### OBJECTIVE
Only the lines from the start of the data through the line containing "from math import pi" should be written out, exactly as they are, with both ends included and the pictures left out.

[Plotting code records]
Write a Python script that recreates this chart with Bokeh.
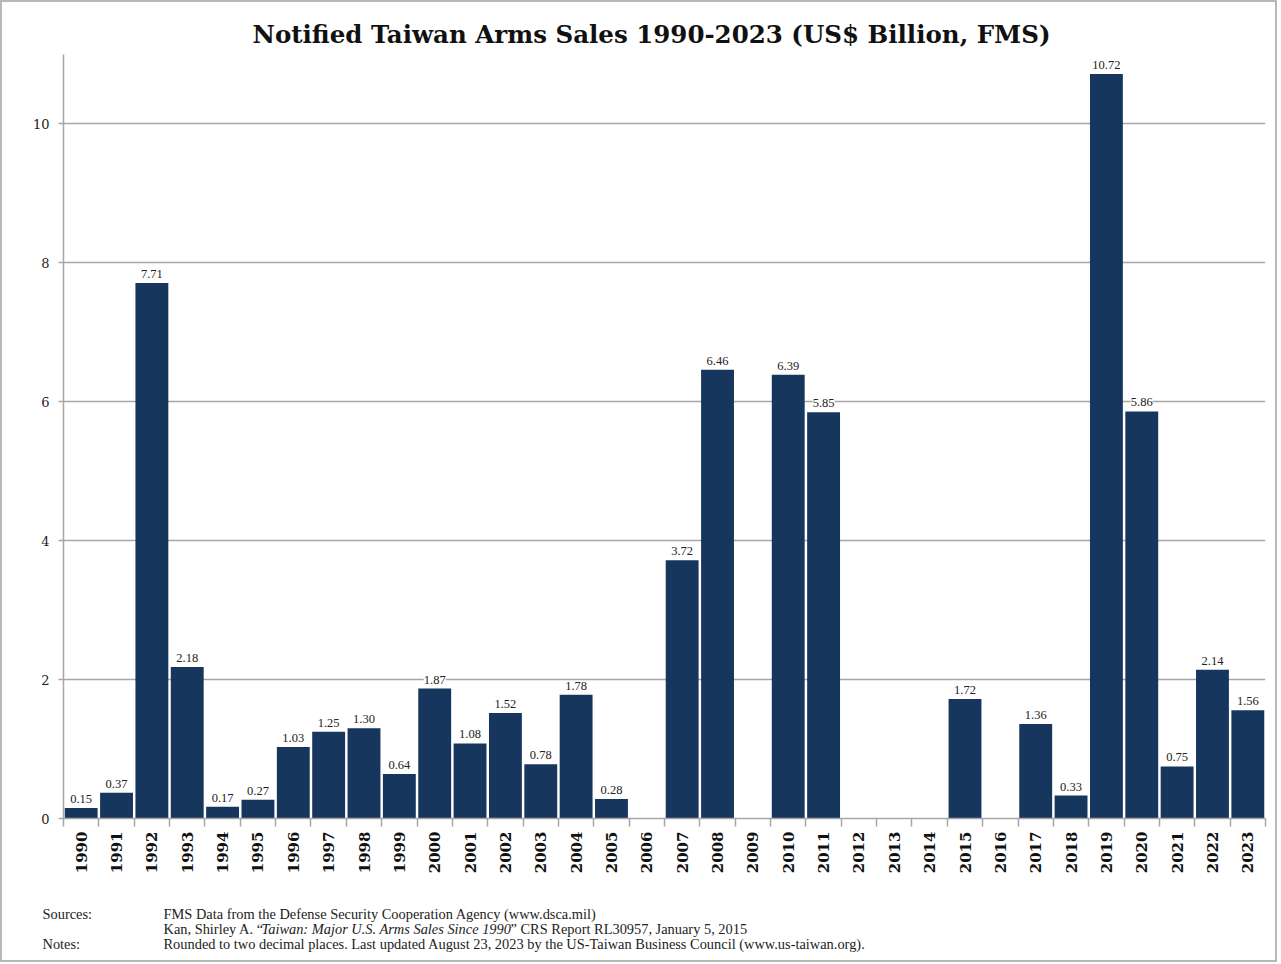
from bokeh.plotting import figure
from bokeh.models import ColumnDataSource, LabelSet, FixedTicker, Range1d, Title
from bokeh.layouts import column
from bokeh.core.properties import value
from bokeh.embed import file_html
from bokeh.resources import INLINE
from math import pi

years = list(range(1990, 2024))
values = [0.15, 0.37, 7.71, 2.18, 0.17, 0.27, 1.03, 1.25, 1.30, 0.64,
          1.87, 1.08, 1.52, 0.78, 1.78, 0.28, 0.0, 3.72, 6.46, 0.0,
          6.39, 5.85, 0.0, 0.0, 0.0, 1.72, 0.0, 1.36, 0.33, 10.72,
          5.86, 0.75, 2.14, 1.56]
y_ticks = [0, 2, 4, 6, 8, 10]

title_text = "Notified Taiwan Arms Sales 1990-2023 (US$ Billion, FMS)"
src_head = "Sources:"
src1 = "FMS Data from the Defense Security Cooperation Agency (www.dsca.mil)"
src2a = "Kan, Shirley A. \u201c"
src2b = "Taiwan: Major U.S. Arms Sales Since 1990"
src2c = "\u201d CRS Report RL30957, January 5, 2015"
note_head = "Notes:"
note = "Rounded to two decimal places. Last updated August 23, 2023 by the US-Taiwan Business Council (www.us-taiwan.org)."

SERIF = "DejaVu Serif"
FOOT = "Liberation Serif"
NAVY = "#17365d"
GRID = "#a6a6a6"

W, H = 1273, 878
p = figure(width=W, height=H, output_backend="svg", toolbar_location=None,
           x_range=Range1d(years[0] - 0.5, years[-1] + 0.5), y_range=Range1d(0, 11),
           min_border_left=61, min_border_top=52, min_border_right=10, min_border_bottom=62)
p.frame_align = False
p.outline_line_color = None
p.title = Title(text=title_text, align="left", offset=189, standoff=12,
                text_font=SERIF, text_font_style="bold", text_font_size="24.5px",
                text_color="#111111")

src = ColumnDataSource(dict(x=years, top=values))
p.vbar(x="x", top="top", width=0.93, source=src, fill_color=NAVY, line_color=None)

lab_x = [y for y, v in zip(years, values) if v > 0]
lab_v = [v for v in values if v > 0]
lsrc = ColumnDataSource(dict(x=lab_x, y=lab_v, t=["%.2f" % v for v in lab_v]))
p.add_layout(LabelSet(x="x", y="y", text="t", source=lsrc, text_align="center",
                      text_baseline="bottom", y_offset=5, text_font=SERIF,
                      text_font_size="12.5px", text_color="#222222",
                      background_fill_color="white", background_fill_alpha=1.0))

# axes
p.xaxis.ticker = FixedTicker(ticks=years, minor_ticks=[y - 0.5 for y in years] + [years[-1] + 0.5])
p.xaxis.major_label_overrides = {y: str(y) for y in years}
p.xaxis.major_label_orientation = pi / 2
p.xaxis.major_tick_line_color = None
p.xaxis.major_tick_in = 0
p.xaxis.major_tick_out = 0
p.xaxis.minor_tick_in = 0
p.xaxis.minor_tick_out = 8
p.xaxis.minor_tick_line_color = GRID
p.xaxis.minor_tick_line_width = 1.5
p.xaxis.major_label_standoff = 5
p.xaxis.major_label_text_font = SERIF
p.xaxis.major_label_text_font_style = "bold"
p.xaxis.major_label_text_font_size = "15px"
p.xaxis.major_label_text_color = "#111111"
p.xaxis.axis_line_color = GRID
p.xaxis.axis_line_width = 1.5

p.yaxis.ticker = FixedTicker(ticks=y_ticks)
p.yaxis.major_tick_in = 0
p.yaxis.major_tick_out = 5
p.yaxis.minor_tick_line_color = None
p.yaxis.major_tick_line_color = GRID
p.yaxis.major_tick_line_width = 1.5
p.yaxis.axis_line_color = GRID
p.yaxis.axis_line_width = 1.5
p.yaxis.major_label_text_font = SERIF
p.yaxis.major_label_text_font_size = "13px"
p.yaxis.major_label_text_color = "#222222"
p.yaxis.major_label_standoff = 9

p.xgrid.grid_line_color = None
p.ygrid.grid_line_color = GRID
p.ygrid.grid_line_width = 1.5

# footer (a small text panel in pixel coordinates)
FH = 80
f = figure(width=W, height=FH, output_backend="svg", toolbar_location=None,
           x_range=Range1d(0, W), y_range=Range1d(FH, 0),
           min_border=0, min_border_left=0, min_border_right=0,
           min_border_top=0, min_border_bottom=0)
f.frame_align = False
f.axis.visible = False
f.grid.visible = False
f.outline_line_color = None

FS = "14.4px"
fx = [40, 161, 40, 161, 161]
fy = [33, 33, 63, 48, 63]
ft = [src_head, src1, note_head, src2a, note]
f.text(x=fx, y=fy, text=ft, text_font=value(FOOT), text_font_size=value(FS),
       text_baseline="middle", text_align="left", text_color="#222222")
f.text(x=[259], y=[48], text=[src2b], text_font=value(FOOT), text_font_size=value(FS),
       text_font_style="italic", text_baseline="middle", text_align="left", text_color="#222222")
f.text(x=[508], y=[48], text=[src2c], text_font=value(FOOT), text_font_size=value(FS),
       text_baseline="middle", text_align="left", text_color="#222222")

layout = column(p, f, spacing=0, styles={"border": "2px solid #b8b8b8"})
open("out.html", "w").write(file_html(layout, INLINE))
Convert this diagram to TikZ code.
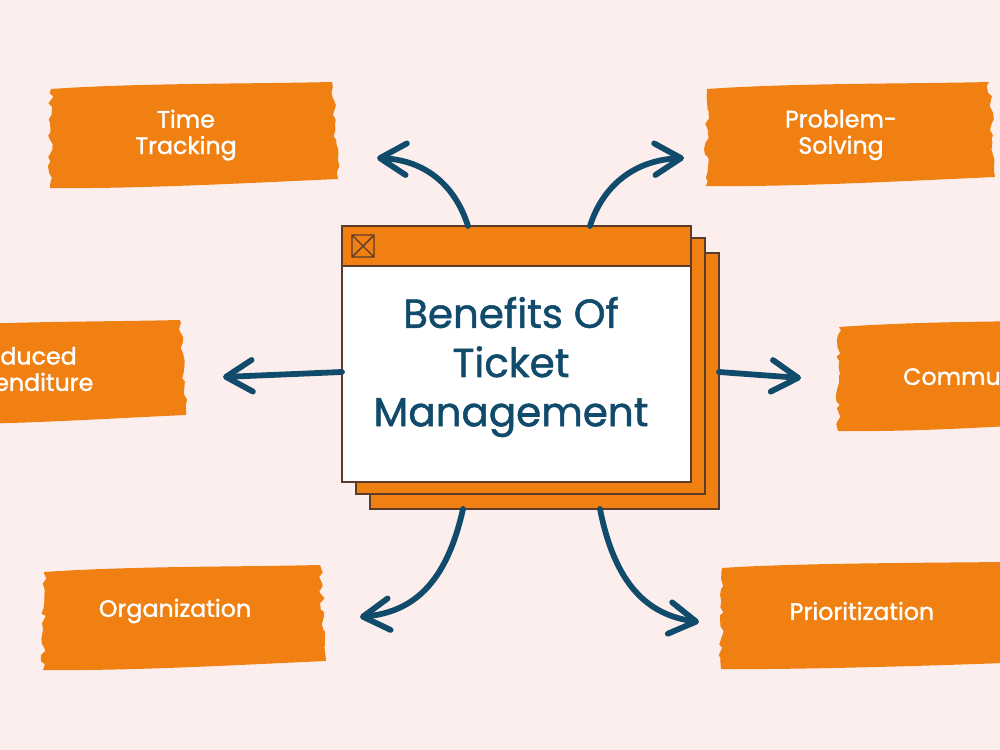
\documentclass[tikz,border=0pt]{standalone}
\usepackage{fontspec}
\setmainfont{Poppins}
\newfontfamily\thickfont{Poppins}[FakeBold=1.3]
\usetikzlibrary{arrows.meta,decorations.pathmorphing}

%colores
\definecolor{bgpink}{HTML}{FCEEEC}
\definecolor{borange}{HTML}{F08012}
\definecolor{inknavy}{HTML}{114B6B}
\definecolor{wframe}{HTML}{5B3B2A}

% mancha de pincel: x1 y1 x2 y2
\newcommand{\brush}[4]{%
  \fill[borange] (#1+4,#2+7) .. controls (#1+90,#2+1) and (#3-90,#2+2) .. (#3-6,#2)
    decorate[rough]{-- (#3,#4-9)}
    .. controls (#3-90,#4-5) and (#1+90,#4+1) .. (#1+3,#4)
    decorate[rough]{-- (#1+4,#2+7)} -- cycle;}

\begin{document}
\begin{tikzpicture}[x=0.02cm,y=-0.02cm,
    rough/.style={decoration={random steps,segment length=3pt,amplitude=1.4pt}},
    arr/.style={inknavy,line width=3.3pt,line cap=round,
      -{Straight Barb[length=15pt,width=18pt,round]}},
    blabel/.style={white,align=center,font=\thickfont\fontsize{13.5}{15}\selectfont},
    sheet/.style={fill=borange,draw=wframe,line width=0.6pt}]
    \pgfmathsetseed{7}
    % fondo
    \useasboundingbox (0,0) rectangle (1000,750);
    \fill[bgpink] (0,0) rectangle (1000,750);
    \clip (0,0) rectangle (1000,750);

    % manchas
    \brush{47}{82}{338}{188}
    \brush{703}{82}{995}{186}
    \brush{-80}{320}{186}{424}
    \brush{835}{320}{1090}{431}
    \brush{40}{565}{326}{670}
    \brush{718}{561}{1080}{669}

    % textos
    \node[blabel] (time) at (186,135) {Time\\Tracking};
    \node[blabel] (problem) at (841,135) {Problem-\\Solving};
    \node[blabel] (reduced) at (24,372) {Reduced\\Expenditure};
    \node[blabel,anchor=west] (comm) at (897,376) {Communication};
    \node[blabel] (organ) at (175,611) {Organization};
    \node[blabel] (prior) at (862,611) {Prioritization};

    % ventanas
    \draw[sheet] (370,253) rectangle (719,509);
    \draw[sheet] (356,238) rectangle (705,494);
    \draw[wframe,line width=0.6pt,fill=white] (342,226) rectangle (691,482);
    \draw[sheet] (342,226) rectangle (691,266);
    \draw[wframe,line width=0.8pt] (352,235) rectangle (374,257) (352,235) -- (374,257) (352,257) -- (374,235);
    \node[inknavy,align=center,font=\thickfont\fontsize{23}{28}\selectfont] (title) at (511,367)
      {Benefits Of\\Ticket\\Management};

    % flechas
    \coordinate (tl-s) at (468,226);  \coordinate (tl-e) at (377,158);
    \coordinate (tr-s) at (590,226);  \coordinate (tr-e) at (684,158);
    \coordinate (ml-s) at (342,372);  \coordinate (ml-e) at (223,377);
    \coordinate (mr-s) at (719,372);  \coordinate (mr-e) at (801,378);
    \coordinate (bl-s) at (463,509);  \coordinate (bl-e) at (360,617);
    \coordinate (br-s) at (600,509);  \coordinate (br-e) at (699,622);
    \draw[arr] (tl-s) .. controls (455,185) and (425,160) .. (tl-e);
    \draw[arr] (tr-s) .. controls (603,185) and (635,160) .. (tr-e);
    \draw[arr] (ml-s) -- (ml-e);
    \draw[arr] (mr-s) -- (mr-e);
    \draw[arr] (bl-s) .. controls (446,585) and (412,612) .. (bl-e);
    \draw[arr] (br-s) .. controls (615,585) and (648,615) .. (br-e);
\end{tikzpicture}
\end{document}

### RESULT OF THE TASK
Write a Python script that recreates this chart with Bokeh.
from bokeh.plotting import figure
from bokeh.models import ColumnDataSource, LabelSet, FixedTicker, Range1d, Title
from bokeh.layouts import column
from bokeh.core.properties import value
from bokeh.embed import file_html
from bokeh.resources import INLINE
from math import pi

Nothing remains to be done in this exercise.